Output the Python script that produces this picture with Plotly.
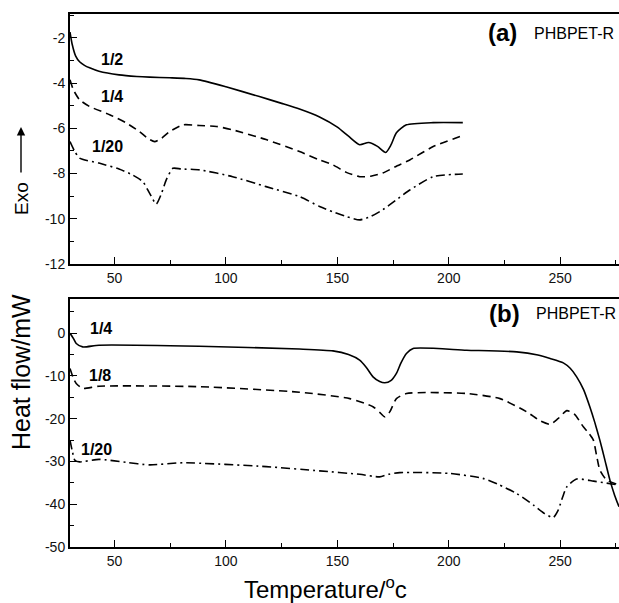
import plotly.graph_objects as go

# ---------------- data: panel (a) ----------------
a_x_12 = [30, 31, 32.5, 34.3, 36.5, 38.8, 43, 52, 60, 65.7, 74.7, 82, 88, 100, 115, 125, 133, 142, 150, 155, 160, 164, 168, 171.7, 174, 176.5, 181, 193, 206.3]
a_y_12 = [-1.75, -2.3, -2.8, -3.06, -3.22, -3.33, -3.48, -3.64, -3.71, -3.74, -3.77, -3.8, -3.86, -4.17, -4.6, -4.9, -5.15, -5.5, -5.95, -6.35, -6.73, -6.63, -6.8, -7.07, -6.75, -6.2, -5.85, -5.75, -5.75]
a_x_14 = [30, 31.5, 34.3, 38.8, 47.8, 55, 61.2, 65, 68, 71, 74.7, 80.7, 88, 95.7, 103, 118, 133, 142, 148, 154, 160, 165, 170.4, 176, 182.5, 193, 206.3]
a_y_14 = [-3.86, -4.3, -4.74, -5.04, -5.4, -5.75, -6.15, -6.45, -6.59, -6.45, -6.15, -5.85, -5.88, -5.92, -6.07, -6.5, -7.03, -7.4, -7.62, -7.95, -8.14, -8.12, -7.98, -7.7, -7.4, -6.81, -6.32]
a_x_120 = [30, 32, 34.3, 43, 52, 58, 62.7, 65.7, 68.7, 71, 73.2, 76.2, 80, 88.2, 103, 118, 133, 142, 148, 154, 160, 165, 170.4, 176, 182.5, 193, 206.3]
a_y_120 = [-6.59, -7.0, -7.32, -7.54, -7.8, -8.06, -8.36, -8.87, -9.35, -8.9, -8.28, -7.77, -7.8, -7.84, -8.14, -8.58, -9.02, -9.46, -9.69, -9.9, -10.05, -9.9, -9.6, -9.2, -8.73, -8.14, -8.02]

# ---------------- data: panel (b) ----------------
b_x_14 = [30, 31.5, 32.8, 35.7, 43, 88, 133, 148, 155, 160, 163, 166, 169, 171.3, 174, 176.5, 178.5, 181, 184, 208, 230.5, 240, 245.5, 251.4, 254.5, 257.4, 260.5, 263.3, 265.5, 267.8, 270, 272.3, 274.5, 276.4]
b_y_14 = [0, -1.2, -2.4, -3.2, -2.8, -3.04, -3.7, -4.13, -5.0, -6.3, -8.0, -10.2, -11.3, -11.6, -11.1, -9.4, -7.0, -4.75, -3.58, -3.97, -4.36, -5.1, -5.9, -6.93, -8.2, -10.2, -13.2, -17.2, -20.8, -25, -29.5, -34.3, -38, -40.6]
b_x_18 = [30, 31.5, 32.8, 35.7, 43, 88, 133, 155.6, 166, 169, 171.3, 173.5, 176.5, 181, 208, 223, 235, 241, 245.5, 249, 253, 256.5, 260.4, 263, 264.9, 266.3, 267.8, 270.8, 276.4]
b_y_18 = [-8.25, -10.5, -11.75, -12.9, -12.4, -12.5, -13.8, -15.3, -17.2, -18.5, -19.55, -18.4, -15.3, -14.1, -14.1, -15.3, -18.4, -20.5, -21.3, -20.0, -18.1, -19.0, -21.9, -23.5, -25, -28.5, -32, -34.3, -35.5]
b_x_120 = [30, 31, 32.2, 34.3, 43, 55, 65.7, 80.7, 118, 142, 160, 169, 173, 178, 200.5, 215.3, 222, 230.5, 238, 243, 246.9, 249, 251, 253, 257.4, 265, 270, 276.4]
b_y_120 = [-25, -27.5, -29.7, -30.1, -29.5, -30.2, -30.8, -30.3, -31.2, -32.2, -33.0, -33.6, -33.0, -32.6, -32.8, -33.95, -35.3, -37.5, -40.2, -42.2, -43.1, -41.5, -38.5, -35.9, -34.1, -34.6, -35.0, -35.5]

# ---------------- tick labels ----------------
x_ticks = [50, 100, 150, 200, 250]
x_tick_text = ["50", "100", "150", "200", "250"]
ya_ticks = [-12, -10, -8, -6, -4, -2]
ya_tick_text = ["-12", "-10", "-8", "-6", "-4", "-2"]
yb_ticks = [-50, -40, -30, -20, -10, 0]
yb_tick_text = ["-50", "-40", "-30", "-20", "-10", "0"]

font_family = "Liberation Sans, Arial, sans-serif"
LW = 1.6
DASH = "8px,5px"
DASHDOT = "9px,4px,2px,4px"

fig = go.Figure()
fig.add_trace(go.Scatter(x=a_x_12, y=a_y_12, mode="lines", line=dict(color="black", width=LW, shape="spline", smoothing=0.6), xaxis="x", yaxis="y", showlegend=False))
fig.add_trace(go.Scatter(x=a_x_14, y=a_y_14, mode="lines", line=dict(color="black", width=LW, dash=DASH, shape="spline", smoothing=0.6), xaxis="x", yaxis="y", showlegend=False))
fig.add_trace(go.Scatter(x=a_x_120, y=a_y_120, mode="lines", line=dict(color="black", width=LW, dash=DASHDOT, shape="spline", smoothing=0.6), xaxis="x", yaxis="y", showlegend=False))
fig.add_trace(go.Scatter(x=b_x_14, y=b_y_14, mode="lines", line=dict(color="black", width=LW, shape="spline", smoothing=0.6), xaxis="x2", yaxis="y2", showlegend=False))
fig.add_trace(go.Scatter(x=b_x_18, y=b_y_18, mode="lines", line=dict(color="black", width=LW, dash=DASH, shape="spline", smoothing=0.6), xaxis="x2", yaxis="y2", showlegend=False))
fig.add_trace(go.Scatter(x=b_x_120, y=b_y_120, mode="lines", line=dict(color="black", width=LW, dash=DASHDOT, shape="spline", smoothing=0.6), xaxis="x2", yaxis="y2", showlegend=False))

W, H = 619, 603
ML, MT, MB = 70, 14, 56
plot_h = H - MT - MB


def py(pix):
    return (H - MB - pix) / plot_h


def px(pix):
    return (pix - ML) / (W - ML)


xcommon = dict(range=[30, 276.4], tickvals=x_ticks, ticktext=x_tick_text, ticks="inside", ticklen=7, tickwidth=1.3,
               tickcolor="black", showline=True, linecolor="black", linewidth=2, mirror=True, showgrid=False,
               zeroline=False, tickfont=dict(size=14, color="#111", family=font_family),
               minor=dict(dtick=25, tick0=0, ticks="inside", ticklen=4, tickwidth=1.1, tickcolor="black"))
ycommon = dict(ticks="inside", ticklen=7, tickwidth=1.3, tickcolor="black", showline=True, linecolor="black",
               linewidth=2, mirror=False, showgrid=False, zeroline=False,
               tickfont=dict(size=14, color="#111", family=font_family))

fig.update_layout(
    width=W, height=H, plot_bgcolor="white", paper_bgcolor="white",
    margin=dict(l=ML, r=0, t=MT, b=MB, autoexpand=False),
    xaxis=dict(**xcommon, anchor="y", domain=[0, 1]),
    yaxis=dict(**ycommon, range=[-12, -0.95], tickvals=ya_ticks, ticktext=ya_tick_text,
               minor=dict(dtick=1, tick0=0, ticks="inside", ticklen=4, tickwidth=1.1, tickcolor="black"),
               domain=[py(264), 1], anchor="x"),
    xaxis2=dict(**xcommon, anchor="y2", domain=[0, 1]),
    yaxis2=dict(**ycommon, range=[-50, 8], tickvals=yb_ticks, ticktext=yb_tick_text,
                minor=dict(dtick=5, tick0=0, ticks="inside", ticklen=4, tickwidth=1.1, tickcolor="black"),
                domain=[0, py(299)], anchor="x2"),
)

bold = dict(size=16, color="black", family=font_family)
anns = [
    dict(x=48.7, y=-2.97, xref="x", yref="y", text="<b>1/2</b>", font=bold),
    dict(x=48.7, y=-4.61, xref="x", yref="y", text="<b>1/4</b>", font=bold),
    dict(x=46.9, y=-6.82, xref="x", yref="y", text="<b>1/20</b>", font=bold),
    dict(x=43.9, y=1.17, xref="x2", yref="y2", text="<b>1/4</b>", font=bold),
    dict(x=43.5, y=-10.0, xref="x2", yref="y2", text="<b>1/8</b>", font=bold),
    dict(x=41.9, y=-27.3, xref="x2", yref="y2", text="<b>1/20</b>", font=bold),
    dict(x=224.3, y=-1.78, xref="x", yref="y", text="<b>(a)</b>", font=dict(size=24, color="black", family=font_family)),
    dict(x=225.2, y=4.67, xref="x2", yref="y2", text="<b>(b)</b>", font=dict(size=24, color="black", family=font_family)),
    dict(x=px(532), y=py(33), xref="paper", yref="paper", xanchor="left", text="PHBPET-R",
         font=dict(size=16, color="black", family=font_family)),
    dict(x=px(534), y=py(313), xref="paper", yref="paper", xanchor="left", text="PHBPET-R",
         font=dict(size=16, color="black", family=font_family)),
    dict(x=px(325), y=py(588), xref="paper", yref="paper", text="Temperature/<sup>o</sup>c",
         font=dict(size=24, color="black", family=font_family)),
    dict(x=px(21), y=py(372), xref="paper", yref="paper", text="Heat flow/mW", textangle=-90,
         font=dict(size=25, color="black", family=font_family)),
    dict(x=px(21), y=py(199), xref="paper", yref="paper", text="Exo", textangle=-90,
         font=dict(size=19, color="black", family=font_family)),
]
for a in anns:
    a.setdefault("showarrow", False)
    a.setdefault("xanchor", "center")
    a.setdefault("yanchor", "middle")
anns.append(dict(x=px(21), y=py(127), xref="paper", yref="paper", ax=0, ay=47, axref="pixel", ayref="pixel",
                 text="", showarrow=True, arrowhead=2, arrowsize=1.2, arrowwidth=1.4, arrowcolor="black"))
fig.update_layout(annotations=anns)

fig.write_html("out.html", config={"displayModeBar": False},
               post_script="document.body.style.margin='0';document.body.style.overflow='hidden';")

• _Written request_
Your task is to return the lines above, from the first one up to and including the line containing "-8.73, -8.14, -8.02]", minus any pictures.

• _The result_
Output the Python script that produces this picture with Plotly.
import plotly.graph_objects as go

# ---------------- data: panel (a) ----------------
a_x_12 = [30, 31, 32.5, 34.3, 36.5, 38.8, 43, 52, 60, 65.7, 74.7, 82, 88, 100, 115, 125, 133, 142, 150, 155, 160, 164, 168, 171.7, 174, 176.5, 181, 193, 206.3]
a_y_12 = [-1.75, -2.3, -2.8, -3.06, -3.22, -3.33, -3.48, -3.64, -3.71, -3.74, -3.77, -3.8, -3.86, -4.17, -4.6, -4.9, -5.15, -5.5, -5.95, -6.35, -6.73, -6.63, -6.8, -7.07, -6.75, -6.2, -5.85, -5.75, -5.75]
a_x_14 = [30, 31.5, 34.3, 38.8, 47.8, 55, 61.2, 65, 68, 71, 74.7, 80.7, 88, 95.7, 103, 118, 133, 142, 148, 154, 160, 165, 170.4, 176, 182.5, 193, 206.3]
a_y_14 = [-3.86, -4.3, -4.74, -5.04, -5.4, -5.75, -6.15, -6.45, -6.59, -6.45, -6.15, -5.85, -5.88, -5.92, -6.07, -6.5, -7.03, -7.4, -7.62, -7.95, -8.14, -8.12, -7.98, -7.7, -7.4, -6.81, -6.32]
a_x_120 = [30, 32, 34.3, 43, 52, 58, 62.7, 65.7, 68.7, 71, 73.2, 76.2, 80, 88.2, 103, 118, 133, 142, 148, 154, 160, 165, 170.4, 176, 182.5, 193, 206.3]
a_y_120 = [-6.59, -7.0, -7.32, -7.54, -7.8, -8.06, -8.36, -8.87, -9.35, -8.9, -8.28, -7.77, -7.8, -7.84, -8.14, -8.58, -9.02, -9.46, -9.69, -9.9, -10.05, -9.9, -9.6, -9.2, -8.73, -8.14, -8.02]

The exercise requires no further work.